A well written article by Michael Reagan @ The Front Page:
"When the Democrats wanted Judge Roberts to spill his guts about every hot issue that might come before the Supreme Court, we cried foul and called for the application of the Ginsburg rule – insisting that he did not have to answer these questions.
Now, with the nomination of Harriet Miers, it’s as if there is no such thing as a Ginsburg Rule. We want to know everything – especially how she feels about abortion. Why are they asking merely that, but not about how she feels about eminent domain, or Affirmative Action, or gay marriage, or any other hot button issue certain to come before the court? Don’t they matter?
Harriet Miers can’t talk about any of those things, and they know it. After all, that’s what they told the Democrats when they tried to get Judge Roberts and other nominees to violate the Ginsburg Rule.
I understand why my fellow conservatives are upset. Many conservative pundits wanted the president to pick a nominee who had been in the trenches, fighting to transform the federal judiciary from the left-wing activist court it has become into what the Founding Fathers originally created – one that considers the views of the Founders, not other left-wing judges."
So now of course we have the issue of Miers and Roe v Wade, in WaPo's Miers Once Vowed to Support Ban on Abortion.
She is damned if she does, she is damned if she doesn't.
A.P. Miers Backed Ban on Most Abortions in '89.
Reuters today, 'Miers backed abortion ban in 1989 -Senate papers':
"White House spokeswoman Dana Perino said such a stand did not mean she would rule against abortion law on the high court:
"A candidate taking a political position in the course of a campaign is different from the role of a judge making a ruling in the judicial process," Perino said. "Harriet Miers has a conservative judicial philosophy, and as a Supreme Court justice she will strictly interpret the Constitution, rule based on the facts, and not legislate from the bench." "
And then there is the once unpaid bill and her problems with the D.C. bar, Miers said she neglected to pay her dues, and "as a result my ability to practice law in D.C. had been suspended." She was four months late...And? I mean really.
In the spirit of presumptive opposition, I give you via Ed Morrissey, Judge Robert Bork's "scathing denunciation" in today's Opinion Journal section of The Wall Street Journal (link to follow):
"With a single stroke--the nomination of Harriet Miers--the president has damaged the prospects for reform of a left-leaning and imperialistic Supreme Court, taken the heart out of a rising generation of constitutional scholars, and widened the fissures within the conservative movement. That's not a bad day's work--for liberals...."
And another hit from Hugh Hewitt's favorite National Review, that nowadays has nothing but derogatory articles about the President, I don't know why Hugh still believes they are loyal. Be that as it may, the article, called Dealing in Dynasties, must have taken the lead from my Napoleon-Bush parody composition, and The Harriet Miers Royal Family painting, depicting Queen Victoria. Although my visual composition was in jest, Adam Bellow's article is less than amusing:
"You cannot understand George W. Bush without an understanding of his family, and dynastic families in general. Indeed, it might be said that Bush’s familial approach to politics has been his greatest strength and greatest weakness — his Achilles heel. Like Bonaparte, the same dynastic habits that brought him to power may bring him down again."

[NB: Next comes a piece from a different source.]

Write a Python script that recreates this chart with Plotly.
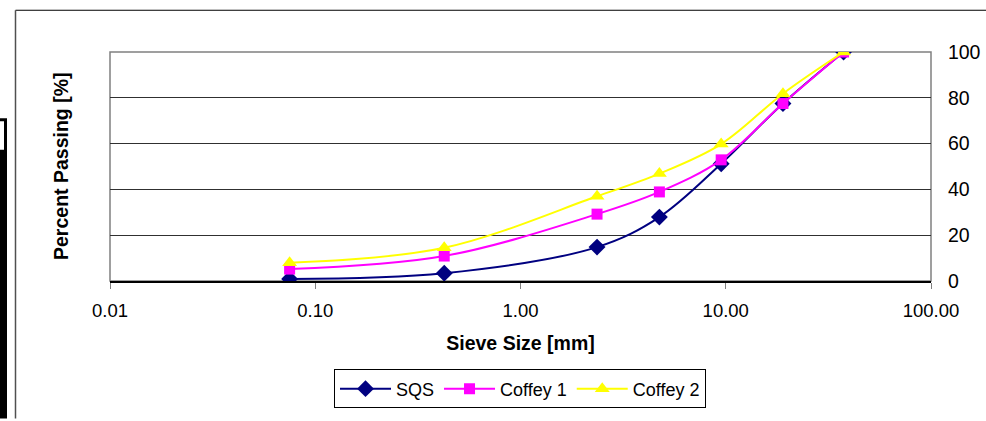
import plotly.graph_objects as go

sieve_mm = [0.075, 0.425, 2.36, 4.75, 9.5, 19.0, 37.5]
sqs = [0.9, 3.4, 14.8, 27.9, 51.2, 77.5, 100]
coffey1 = [5.2, 10.9, 29.2, 38.9, 52.9, 77.5, 100]
coffey2 = [8.0, 14.5, 37.0, 46.9, 59.8, 81.8, 100]

x_tickvals = [0.01, 0.1, 1, 10, 100]
x_ticktext = ["0.01", "0.10", "1.00", "10.00", "100.00"]
y_tickvals = [0, 20, 40, 60, 80, 100]

W, H = 986, 421
ML, MR, MT, MB = 110, 55, 52, 136
PW, PH = W - ML - MR, H - MT - MB

def px(x):
    return (x - ML) / PW

def py(y):
    return (H - MB - y) / PH

FONT = "Liberation Sans, Arial, sans-serif"

fig = go.Figure()
fig.add_trace(go.Scatter(
    x=sieve_mm, y=sqs, name="SQS", mode="lines+markers",
    line=dict(color="#000080", width=2, shape="spline", smoothing=1),
    marker=dict(symbol="diamond", size=13, color="#000080")))
fig.add_trace(go.Scatter(
    x=sieve_mm, y=coffey1, name="Coffey 1", mode="lines+markers",
    line=dict(color="#FF00FF", width=2, shape="spline", smoothing=1),
    marker=dict(symbol="square", size=11, color="#FF00FF")))
fig.add_trace(go.Scatter(
    x=sieve_mm, y=coffey2, name="Coffey 2", mode="lines+markers",
    line=dict(color="#FFFF00", width=2, shape="spline", smoothing=1),
    marker=dict(symbol="triangle-up", size=13, color="#FFFF00")))

shapes = [
    dict(type="rect", xref="paper", yref="paper", x0=0, x1=1, y0=0, y1=1,
         line=dict(color="#808080", width=1.5), layer="below"),
    dict(type="line", xref="paper", yref="paper", x0=px(15.5), x1=px(990), y0=py(9.5), y1=py(9.5),
         line=dict(color="#000000", width=1.2)),
    dict(type="line", xref="paper", yref="paper", x0=px(15.5), x1=px(15.5), y0=py(9.5), y1=py(425),
         line=dict(color="#505050", width=1.5)),
    dict(type="rect", xref="paper", yref="paper", x0=px(-2), x1=px(5.5), y0=py(121), y1=py(153),
         line=dict(color="#000000", width=3)),
    dict(type="rect", xref="paper", yref="paper", x0=px(-2), x1=px(7), y0=py(152), y1=py(425),
         fillcolor="#000000", line=dict(width=0)),
]

fig.update_layout(
    width=W, height=H,
    margin=dict(l=ML, r=MR, t=MT, b=MB),
    paper_bgcolor="white", plot_bgcolor="white",
    font=dict(family=FONT, size=18, color="#000000"),
    showlegend=True,
    legend=dict(orientation="h", x=px(520), xanchor="center", y=py(375), yanchor="top",
                bordercolor="#000000", borderwidth=1, bgcolor="white",
                font=dict(family=FONT, size=18, color="#000000"),
                itemwidth=51, tracegroupgap=0),
    xaxis=dict(type="log", range=[-2, 2], tickvals=x_tickvals, ticktext=x_ticktext,
               automargin=False,
               showgrid=False, zeroline=False, showline=True, linecolor="#000000", linewidth=1.5,
               ticks="outside", ticklen=6, tickcolor="#808080", ticklabelstandoff=6,
               tickfont=dict(family=FONT, size=18.5),
               title=dict(text="<b>Sieve Size [mm]</b>", font=dict(family=FONT, size=19.5), standoff=16)),
    yaxis=dict(range=[0, 100], tickvals=y_tickvals, side="right", automargin=False,
               showgrid=True, gridcolor="#303030", gridwidth=1, zeroline=False,
               showline=False, ticks="outside", ticklen=12, tickcolor="rgba(0,0,0,0)",
               tickfont=dict(family=FONT, size=19.5)),
    shapes=shapes,
    annotations=[dict(text="<b>Percent Passing [%]</b>", textangle=-90, xref="paper", yref="paper",
                      x=px(61), y=py(169), xanchor="center", yanchor="middle",
                      showarrow=False, font=dict(family=FONT, size=19.5))],
)

fig.write_html("out.html", config={"displayModeBar": False},
               post_script="document.body.style.margin='0';document.body.style.overflow='hidden';")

By the way Hugh how are you ever going to be able to relax on your holiday with the bombs detonating all around.....but then again Hugh is an old veteran in the judicial and political arena and a true gentleman, he has seen and heard it all before....

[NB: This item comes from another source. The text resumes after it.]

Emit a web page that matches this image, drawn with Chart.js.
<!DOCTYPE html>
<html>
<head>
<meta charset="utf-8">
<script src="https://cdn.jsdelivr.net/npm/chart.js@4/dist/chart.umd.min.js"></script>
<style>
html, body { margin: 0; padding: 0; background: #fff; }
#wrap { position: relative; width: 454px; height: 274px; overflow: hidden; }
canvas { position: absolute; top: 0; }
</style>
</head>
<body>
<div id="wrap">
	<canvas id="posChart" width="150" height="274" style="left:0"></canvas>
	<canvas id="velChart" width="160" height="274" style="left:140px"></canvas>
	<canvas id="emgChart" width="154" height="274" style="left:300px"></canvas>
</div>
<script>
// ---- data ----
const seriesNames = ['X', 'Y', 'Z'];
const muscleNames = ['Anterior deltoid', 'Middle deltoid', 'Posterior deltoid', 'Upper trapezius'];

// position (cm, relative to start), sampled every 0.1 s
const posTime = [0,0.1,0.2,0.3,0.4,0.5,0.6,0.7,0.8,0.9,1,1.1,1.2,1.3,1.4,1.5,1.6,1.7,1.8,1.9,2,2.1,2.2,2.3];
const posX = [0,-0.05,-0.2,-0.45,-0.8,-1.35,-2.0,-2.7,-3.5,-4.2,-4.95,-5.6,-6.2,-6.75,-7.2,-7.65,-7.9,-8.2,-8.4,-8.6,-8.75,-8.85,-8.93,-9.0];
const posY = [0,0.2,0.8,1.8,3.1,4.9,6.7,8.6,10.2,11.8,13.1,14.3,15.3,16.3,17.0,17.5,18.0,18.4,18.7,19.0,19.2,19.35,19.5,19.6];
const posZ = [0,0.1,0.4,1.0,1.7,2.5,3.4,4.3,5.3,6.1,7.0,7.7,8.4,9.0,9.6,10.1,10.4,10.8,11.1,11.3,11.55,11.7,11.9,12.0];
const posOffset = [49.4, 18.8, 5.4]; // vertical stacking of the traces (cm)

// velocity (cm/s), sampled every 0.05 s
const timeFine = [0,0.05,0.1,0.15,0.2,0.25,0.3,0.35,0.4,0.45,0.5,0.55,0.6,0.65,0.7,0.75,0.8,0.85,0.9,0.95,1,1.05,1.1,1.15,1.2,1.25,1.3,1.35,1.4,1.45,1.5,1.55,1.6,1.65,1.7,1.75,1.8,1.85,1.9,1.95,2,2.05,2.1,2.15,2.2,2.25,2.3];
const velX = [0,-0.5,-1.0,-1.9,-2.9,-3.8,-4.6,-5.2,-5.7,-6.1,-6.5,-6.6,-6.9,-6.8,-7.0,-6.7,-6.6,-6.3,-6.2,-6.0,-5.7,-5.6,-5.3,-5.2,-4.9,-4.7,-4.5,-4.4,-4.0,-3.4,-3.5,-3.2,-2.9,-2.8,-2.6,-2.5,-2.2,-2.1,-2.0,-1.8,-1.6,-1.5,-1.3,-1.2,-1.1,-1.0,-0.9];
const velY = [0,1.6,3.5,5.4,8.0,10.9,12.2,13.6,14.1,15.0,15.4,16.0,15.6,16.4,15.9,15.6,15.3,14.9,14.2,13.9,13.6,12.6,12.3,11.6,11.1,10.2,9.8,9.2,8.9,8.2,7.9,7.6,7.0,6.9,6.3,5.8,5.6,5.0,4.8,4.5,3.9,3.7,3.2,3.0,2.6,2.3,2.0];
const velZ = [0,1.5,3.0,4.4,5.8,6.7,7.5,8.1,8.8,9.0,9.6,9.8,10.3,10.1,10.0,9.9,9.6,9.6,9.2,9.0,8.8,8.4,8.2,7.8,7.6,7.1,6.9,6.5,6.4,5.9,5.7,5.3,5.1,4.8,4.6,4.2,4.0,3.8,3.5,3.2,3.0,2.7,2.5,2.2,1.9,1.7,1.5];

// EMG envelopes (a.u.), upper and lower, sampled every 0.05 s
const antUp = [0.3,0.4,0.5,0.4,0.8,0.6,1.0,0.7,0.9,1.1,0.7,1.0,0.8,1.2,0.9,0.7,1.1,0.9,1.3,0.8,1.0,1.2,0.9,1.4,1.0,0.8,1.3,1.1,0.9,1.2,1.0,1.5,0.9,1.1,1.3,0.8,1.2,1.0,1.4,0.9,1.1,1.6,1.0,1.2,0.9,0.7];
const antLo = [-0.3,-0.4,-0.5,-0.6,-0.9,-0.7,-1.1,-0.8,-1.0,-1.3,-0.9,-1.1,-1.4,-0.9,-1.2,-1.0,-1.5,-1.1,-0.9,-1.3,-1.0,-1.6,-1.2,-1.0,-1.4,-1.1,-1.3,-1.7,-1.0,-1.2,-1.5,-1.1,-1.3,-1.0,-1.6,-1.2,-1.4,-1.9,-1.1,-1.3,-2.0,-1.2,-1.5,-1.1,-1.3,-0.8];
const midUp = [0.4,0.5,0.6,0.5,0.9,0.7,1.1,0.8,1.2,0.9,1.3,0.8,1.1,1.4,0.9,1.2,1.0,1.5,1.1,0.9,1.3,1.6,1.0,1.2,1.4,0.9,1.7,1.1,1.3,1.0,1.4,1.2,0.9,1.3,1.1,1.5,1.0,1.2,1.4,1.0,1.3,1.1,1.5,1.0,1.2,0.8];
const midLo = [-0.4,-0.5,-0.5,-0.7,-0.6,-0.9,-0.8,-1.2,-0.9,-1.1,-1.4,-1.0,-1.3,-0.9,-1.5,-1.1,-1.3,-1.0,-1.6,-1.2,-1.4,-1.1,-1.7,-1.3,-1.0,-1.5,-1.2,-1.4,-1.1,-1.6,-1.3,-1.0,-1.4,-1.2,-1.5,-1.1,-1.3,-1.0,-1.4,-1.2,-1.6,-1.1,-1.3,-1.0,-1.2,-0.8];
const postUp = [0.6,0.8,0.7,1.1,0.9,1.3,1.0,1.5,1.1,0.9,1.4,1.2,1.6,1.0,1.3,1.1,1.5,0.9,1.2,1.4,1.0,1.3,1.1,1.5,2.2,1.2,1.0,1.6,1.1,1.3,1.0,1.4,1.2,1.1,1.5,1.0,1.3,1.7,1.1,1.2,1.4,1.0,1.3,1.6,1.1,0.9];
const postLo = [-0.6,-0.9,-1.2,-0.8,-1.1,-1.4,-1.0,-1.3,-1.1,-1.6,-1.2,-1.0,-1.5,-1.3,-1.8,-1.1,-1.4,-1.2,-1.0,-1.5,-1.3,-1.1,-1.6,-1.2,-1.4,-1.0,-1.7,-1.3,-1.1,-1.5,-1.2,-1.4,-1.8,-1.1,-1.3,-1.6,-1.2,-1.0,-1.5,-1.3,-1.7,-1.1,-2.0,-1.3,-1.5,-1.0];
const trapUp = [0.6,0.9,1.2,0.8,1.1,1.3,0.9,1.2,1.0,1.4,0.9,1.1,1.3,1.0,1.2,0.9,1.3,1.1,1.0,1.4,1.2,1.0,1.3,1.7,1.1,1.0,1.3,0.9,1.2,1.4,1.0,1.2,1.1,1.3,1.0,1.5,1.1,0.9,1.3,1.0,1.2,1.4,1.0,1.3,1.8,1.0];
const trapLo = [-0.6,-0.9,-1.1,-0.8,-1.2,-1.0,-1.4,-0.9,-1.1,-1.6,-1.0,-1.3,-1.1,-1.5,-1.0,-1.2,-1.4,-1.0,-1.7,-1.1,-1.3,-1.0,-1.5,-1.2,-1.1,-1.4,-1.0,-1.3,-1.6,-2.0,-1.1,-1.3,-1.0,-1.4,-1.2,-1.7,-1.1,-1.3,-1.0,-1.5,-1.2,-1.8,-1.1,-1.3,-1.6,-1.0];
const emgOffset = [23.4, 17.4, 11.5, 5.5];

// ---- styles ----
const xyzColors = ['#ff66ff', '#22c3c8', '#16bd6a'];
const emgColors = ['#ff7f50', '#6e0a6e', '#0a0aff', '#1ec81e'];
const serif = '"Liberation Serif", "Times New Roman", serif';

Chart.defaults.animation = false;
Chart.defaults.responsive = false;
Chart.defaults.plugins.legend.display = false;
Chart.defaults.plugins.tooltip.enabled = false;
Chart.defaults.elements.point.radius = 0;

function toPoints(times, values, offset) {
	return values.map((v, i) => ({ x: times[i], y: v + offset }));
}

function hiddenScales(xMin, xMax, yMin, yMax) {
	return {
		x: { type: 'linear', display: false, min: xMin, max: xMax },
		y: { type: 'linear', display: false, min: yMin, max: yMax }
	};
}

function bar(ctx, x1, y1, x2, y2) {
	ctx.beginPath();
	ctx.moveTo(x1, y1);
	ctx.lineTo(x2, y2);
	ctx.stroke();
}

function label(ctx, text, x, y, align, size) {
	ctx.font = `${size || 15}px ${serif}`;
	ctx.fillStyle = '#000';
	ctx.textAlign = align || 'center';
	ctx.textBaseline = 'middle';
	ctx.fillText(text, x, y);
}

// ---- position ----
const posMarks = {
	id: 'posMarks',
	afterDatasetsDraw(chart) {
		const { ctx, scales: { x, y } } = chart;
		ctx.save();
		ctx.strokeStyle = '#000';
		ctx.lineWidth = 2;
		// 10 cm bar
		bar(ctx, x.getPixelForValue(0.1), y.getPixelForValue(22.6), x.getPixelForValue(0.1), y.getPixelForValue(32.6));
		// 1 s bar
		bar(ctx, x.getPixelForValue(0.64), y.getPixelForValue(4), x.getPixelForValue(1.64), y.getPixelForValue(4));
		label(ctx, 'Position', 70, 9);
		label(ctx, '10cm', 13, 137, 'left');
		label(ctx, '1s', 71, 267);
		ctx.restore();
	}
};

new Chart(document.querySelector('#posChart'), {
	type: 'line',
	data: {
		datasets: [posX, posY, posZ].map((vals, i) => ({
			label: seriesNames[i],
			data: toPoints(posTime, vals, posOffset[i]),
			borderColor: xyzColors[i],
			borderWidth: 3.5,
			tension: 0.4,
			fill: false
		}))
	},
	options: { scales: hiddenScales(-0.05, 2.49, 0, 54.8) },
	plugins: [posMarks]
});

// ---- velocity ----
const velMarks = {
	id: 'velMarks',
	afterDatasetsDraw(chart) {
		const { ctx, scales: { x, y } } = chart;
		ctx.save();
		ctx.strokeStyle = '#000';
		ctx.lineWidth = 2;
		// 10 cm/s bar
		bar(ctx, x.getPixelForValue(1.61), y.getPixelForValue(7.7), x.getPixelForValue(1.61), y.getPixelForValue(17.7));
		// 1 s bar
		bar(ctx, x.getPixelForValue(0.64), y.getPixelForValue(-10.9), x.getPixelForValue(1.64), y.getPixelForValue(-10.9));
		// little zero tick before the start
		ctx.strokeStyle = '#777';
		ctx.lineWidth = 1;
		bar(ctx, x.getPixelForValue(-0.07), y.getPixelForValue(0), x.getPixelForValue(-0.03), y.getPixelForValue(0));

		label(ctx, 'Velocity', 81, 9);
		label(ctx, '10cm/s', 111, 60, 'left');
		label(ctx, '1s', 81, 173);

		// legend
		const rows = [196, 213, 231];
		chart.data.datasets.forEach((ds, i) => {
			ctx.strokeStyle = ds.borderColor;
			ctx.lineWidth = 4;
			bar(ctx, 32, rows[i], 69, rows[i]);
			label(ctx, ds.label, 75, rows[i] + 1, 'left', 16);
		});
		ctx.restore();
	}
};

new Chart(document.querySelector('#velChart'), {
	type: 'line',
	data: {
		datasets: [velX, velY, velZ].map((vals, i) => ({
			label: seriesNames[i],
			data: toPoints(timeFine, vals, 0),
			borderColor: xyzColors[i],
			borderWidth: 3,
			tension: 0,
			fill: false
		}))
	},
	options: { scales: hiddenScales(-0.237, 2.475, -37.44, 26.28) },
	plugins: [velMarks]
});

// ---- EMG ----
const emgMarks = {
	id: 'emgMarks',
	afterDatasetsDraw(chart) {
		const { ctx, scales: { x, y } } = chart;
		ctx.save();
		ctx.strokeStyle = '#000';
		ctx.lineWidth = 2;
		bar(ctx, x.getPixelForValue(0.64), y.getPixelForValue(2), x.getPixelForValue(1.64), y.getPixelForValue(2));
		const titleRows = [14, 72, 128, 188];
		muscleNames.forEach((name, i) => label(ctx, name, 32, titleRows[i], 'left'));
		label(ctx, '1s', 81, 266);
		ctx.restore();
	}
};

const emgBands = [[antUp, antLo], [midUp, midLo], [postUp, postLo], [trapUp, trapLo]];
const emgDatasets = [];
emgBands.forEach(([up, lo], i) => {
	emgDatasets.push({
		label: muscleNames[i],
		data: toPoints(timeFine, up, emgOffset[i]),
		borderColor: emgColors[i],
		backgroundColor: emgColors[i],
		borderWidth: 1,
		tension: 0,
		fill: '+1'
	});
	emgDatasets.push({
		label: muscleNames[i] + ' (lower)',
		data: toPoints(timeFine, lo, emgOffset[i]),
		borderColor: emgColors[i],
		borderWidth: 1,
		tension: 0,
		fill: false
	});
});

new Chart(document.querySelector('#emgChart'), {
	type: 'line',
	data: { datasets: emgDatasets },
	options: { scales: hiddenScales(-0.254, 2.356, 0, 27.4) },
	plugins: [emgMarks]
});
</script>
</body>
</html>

Beldar comes to the rescue as he responds to Glenn Reynolds' scathing attack on Miers in the Wall Street Journal.:
"The Bush administration has made two kinds of mistakes with the nomination of Harriet Miers to the Supreme Court. One kind is substantive, the other procedural."
To the first accusation Beldar responds inter alia:
"Well, yes. But they're exactly that — paranoid theories. If an American President sends to Capitol Hill a proposed new "court-packing" amendment to the Judiciary Act that would instantly expand the Supreme Court to 19 justices on the same day that the House Judiciary Committee is taking up impeachment proceedings, then we might have a problem. But until then, I don't think this or any American President should use the possibility of generating paranoid theories as a good reason to disqualify from consideration a lawyer whom, by definition, the President has found sufficiently competent and trustworthy as to become Counsel to the office (not just the office-holder) of the President of the United States."













That would be the Roberts Rule of Order in the Court, perhaps?
Posted by: Kenny Pierce | Wednesday, October 19, 2005 at 08:36 PM
I find it interesting that it is called the "Ginsberg Rule" to not answering questions about personal opinions on topics such as abortion, gay rights, or anything else that may be even slightly controversial. It was after all John Roberts, now Supreme Court Chief Justice, that coached the first woman Supreme Court Justice, Sandra Day O'Conner, to not answer anything controversial. Shouldn't it be called the "Roberts Rule"?